GC: Much like the dynamic Geoff Johns later developed for his Justice Society run, I wanted our characters to have mentor-student relationships. Whether that worked out as I'd hoped is another question. As seen here I also wanted there to be friction between the established heroes and the newcomers, in particular between Aquaman and everyone else. In the continuity of the time, Aquaman had been left by his wife, Mera, and was projecting his own sense of failure on everyone else in the League—particularly on Hank, who was a potential rival for leadership within the team.
Geek: Felix Faust was an interesting choice for the villain—particularly given how little play he gets nowadays. What’s a particular story featuring the character that you think more people should check out?
GC: His first appearance way back in JLA #10. It's a classic Gardner Fox divide-and-conquer puzzle tale, with a terrific sense of an unrevealed backstory.
Geek: You touch on the rough circumstances of Detroit during that period (which are, of course still present or worse today). What would JLA Detroit 2011 look like? What would they be doing?
GC: Wow. As you say, parts of Detroit are even in worse shape today—along with the rest of the country. My opening description of Detroit was meant to provoke the reader to make an ironic internal comparison with the America of today versus the imaginary America of Ronald Reagan's era. If there was a JLA Detroit 2011 I hope they'd be pissed as hell that the country is in the situation it is now, and that their adventures would reflect that reality.
Geek: In a way, the story kind of becomes Gypsy’s and the kid’s (whose identity I won’t spoil here). Why her as focal point for the plot?
GC: I always loved Gypsy and meant to develop her further, but never really managed to do so. I think she could have been a terrific addition to the DC Universe. I guess I just wanted to give her another moment in the sun.
Geek: As for the “meaning” of the League: to what degree do you think the idea behind the team has changed over the years? What do you think it’s meant recently?

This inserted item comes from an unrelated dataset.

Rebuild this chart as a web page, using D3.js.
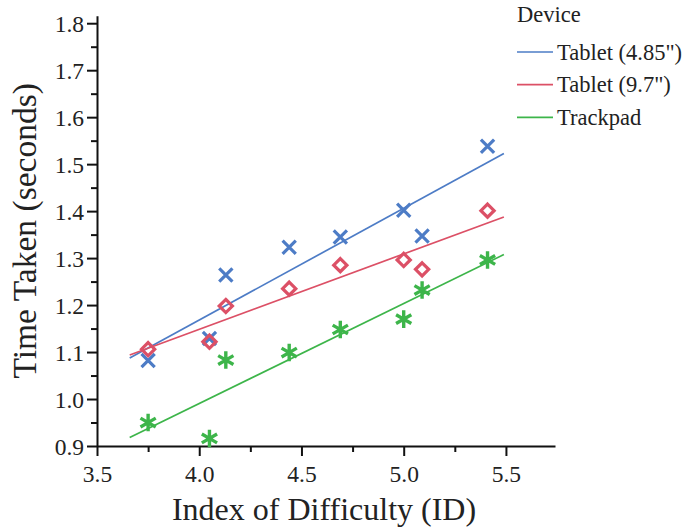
<!DOCTYPE html>
<html>
<head>
<meta charset="utf-8">
<script src="https://cdn.jsdelivr.net/npm/d3@7"></script>
<style>
  html, body { margin: 0; padding: 0; background: #fff; }
  svg { display: block; }
  text { font-family: "Liberation Serif", "Times New Roman", serif; fill: #222; }
</style>
</head>
<body>
<svg id="chart" width="683" height="528"></svg>
<script>
// ---- data ----
const ids = [3.75, 4.05, 4.13, 4.44, 4.69, 5.00, 5.09, 5.41];
const tablet485 = [1.082, 1.129, 1.264, 1.323, 1.345, 1.402, 1.347, 1.538];
const tablet97 = [1.106, 1.122, 1.198, 1.235, 1.285, 1.296, 1.276, 1.401];
const trackpad = [0.950, 0.916, 1.083, 1.099, 1.148, 1.170, 1.232, 1.296];
const deviceNames = ["Tablet (4.85\")", "Tablet (9.7\")", "Trackpad"];
const deviceColors = ["#4d7cc6", "#dc5066", "#3db54a"];
const deviceShapes = ["cross", "diamond", "asterisk"];
const fitRange = [3.66, 5.49];
const xTicks = [3.5, 4.0, 4.5, 5.0, 5.5];
const xMinorTicks = [3.75, 4.25, 4.75, 5.25];
const yTicks = [0.9, 1.0, 1.1, 1.2, 1.3, 1.4, 1.5, 1.6, 1.7, 1.8];
const yMinorTicks = [0.95, 1.05, 1.15, 1.25, 1.35, 1.45, 1.55, 1.65, 1.75];
const xTitle = "Index of Difficulty (ID)";
const yTitle = "Time Taken (seconds)";
const legendTitle = "Device";

const seriesValues = [tablet485, tablet97, trackpad];
const series = deviceNames.map((name, i) => ({
  name, color: deviceColors[i], shape: deviceShapes[i],
  points: ids.map((x, j) => ({ x, y: seriesValues[i][j] }))
}));

// ---- layout ----
const svg = d3.select("#chart");
const x = d3.scaleLinear().domain([3.5, 5.74]).range([97, 555]);
const y = d3.scaleLinear().domain([0.9, 1.816]).range([446, 15.7]);

// axes
const axisColor = "#111";
const xAxisG = svg.append("g").attr("transform", `translate(0,${y(0.9)})`);
xAxisG.call(d3.axisBottom(x).tickValues(xTicks).tickFormat(d3.format(".1f")).tickSize(10).tickSizeOuter(0));
const xMinorG = svg.append("g").attr("transform", `translate(0,${y(0.9)})`);
xMinorG.call(d3.axisBottom(x).tickValues(xMinorTicks).tickFormat("").tickSize(6).tickSizeOuter(0));
xMinorG.select(".domain").remove();

const yAxisG = svg.append("g").attr("transform", `translate(${x(3.5)},0)`);
yAxisG.call(d3.axisLeft(y).tickValues(yTicks).tickFormat(d3.format(".1f")).tickSize(10).tickSizeOuter(0));
const yMinorG = svg.append("g").attr("transform", `translate(${x(3.5)},0)`);
yMinorG.call(d3.axisLeft(y).tickValues(yMinorTicks).tickFormat("").tickSize(6).tickSizeOuter(0));
yMinorG.select(".domain").remove();

[xAxisG, xMinorG, yAxisG, yMinorG].forEach(g => {
  g.selectAll(".domain").attr("stroke", axisColor).attr("stroke-width", 2);
  g.selectAll(".tick line").attr("stroke", axisColor).attr("stroke-width", 2);
});
xAxisG.selectAll(".tick text")
  .attr("font-family", "Liberation Serif").attr("font-size", 23.5).attr("fill", "#222")
  .attr("y", 0).attr("dy", 0).attr("transform", "translate(0,36)")
  .attr("dominant-baseline", "auto");
yAxisG.selectAll(".tick text")
  .attr("font-family", "Liberation Serif").attr("font-size", 23.5).attr("fill", "#222")
  .attr("x", -13).attr("dy", "0.34em");

// axis titles
svg.append("text").attr("x", (x(3.5) + x(5.74)) / 2 - 2).attr("y", 520)
  .attr("text-anchor", "middle").attr("font-size", 32).text(xTitle);
svg.append("text").attr("transform", `translate(36,${(y(0.9) + y(1.816)) / 2}) rotate(-90)`)
  .attr("text-anchor", "middle").attr("font-size", 33.5).text(yTitle);

// regression lines
function fit(points) {
  const mx = d3.mean(points, d => d.x), my = d3.mean(points, d => d.y);
  const sxy = d3.sum(points, d => (d.x - mx) * (d.y - my));
  const sxx = d3.sum(points, d => (d.x - mx) ** 2);
  const b = sxy / sxx, a = my - b * mx;
  return fitRange.map(v => ({ x: v, y: a + b * v }));
}
const line = d3.line().x(d => x(d.x)).y(d => y(d.y));
svg.append("g").selectAll("path").data(series).join("path")
  .attr("d", s => line(fit(s.points)))
  .attr("fill", "none").attr("stroke", s => s.color).attr("stroke-width", 1.7);

// markers
function markerPath(shape) {
  const p = d3.path();
  if (shape === "cross") {
    const r = 6.6;
    p.moveTo(-r, -r); p.lineTo(r, r); p.moveTo(-r, r); p.lineTo(r, -r);
  } else if (shape === "diamond") {
    const r = 6.6;
    p.moveTo(0, -r); p.lineTo(r, 0); p.lineTo(0, r); p.lineTo(-r, 0); p.closePath();
  } else {
    const r = 8.8;
    [90, 30, 150].forEach(a => {
      const t = a * Math.PI / 180;
      p.moveTo(-r * Math.cos(t), -r * Math.sin(t));
      p.lineTo(r * Math.cos(t), r * Math.sin(t));
    });
  }
  return p.toString();
}
series.forEach(s => {
  svg.append("g").selectAll("path").data(s.points).join("path")
    .attr("transform", d => `translate(${x(d.x)},${y(d.y)})`)
    .attr("d", markerPath(s.shape))
    .attr("fill", "none").attr("stroke", s.color)
    .attr("stroke-width", s.shape === "asterisk" ? 3.4 : 3.2);
});

// legend
const lg = svg.append("g");
lg.append("text").attr("x", 517).attr("y", 22).attr("font-size", 22.5).text(legendTitle);
const items = lg.selectAll("g.item").data(series).join("g")
  .attr("class", "item").attr("transform", (d, i) => `translate(517,${52 + i * 32.7})`);
items.append("line").attr("x1", 0).attr("x2", 36).attr("y1", 0).attr("y2", 0)
  .attr("stroke", d => d.color).attr("stroke-width", 1.7);
items.append("text").attr("x", 40).attr("y", 7.5).attr("font-size", 22.5).text(d => d.name);
</script>
</body>
</html>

GC: The League as originally conceived was a commercial effort—it didn't have a real, overriding creative purpose. I think it only developed into a real group of interconnected characters when Denny O'Neil started writing the book. During my stint I tried to develop a sense of the League as a special calling for the heroes involved—something more than an ad hoc assemblage of well-known super-heroes. I think that's the direction the book has followed, more or less effectively, ever since. I haven't been a close reader of the title in recent years, though. And with the new DCU it probably doesn't much matter what direction the book took—it's starting fresh again in September, so history begins anew.
Geek: Among the Detroit-era League, Vibe always gets the worst rap. Deserved or undeserved?
GC: I think Vibe would have quoted Curly from the Three Stooges: "I'm a victim of soikumstance!" He had two big strikes against him, one my fault, and one Chuck's. I had him speak in horrible (put-on) "street" Latino slang, and Chuck gave him MC Hammer pants. I was being too clever by half—I meant for the reader to figure out that Vibe only used his street talk as a way to create distance from his "real" self. He spoke in unaccented English (or Spanish) with his family. But I don't think I made that as clear as I could and the result is he sounded like a total cliché. People reacted to the put-on Vibe rather than the real kid behind the put-on.
Geek: Finally, back to that kid again—what made you decide to put this person into the story?
GC: The person involved once told me that JLA Detroit made a big impression on him because he was a kid growing up in Detroit at the time that sequence of stories was published. I just wanted to acknowledge my own admiration for what he's accomplished, and hopefully, make him smile.
DC Retroactive 1980s: Justice League of America is on shelves now.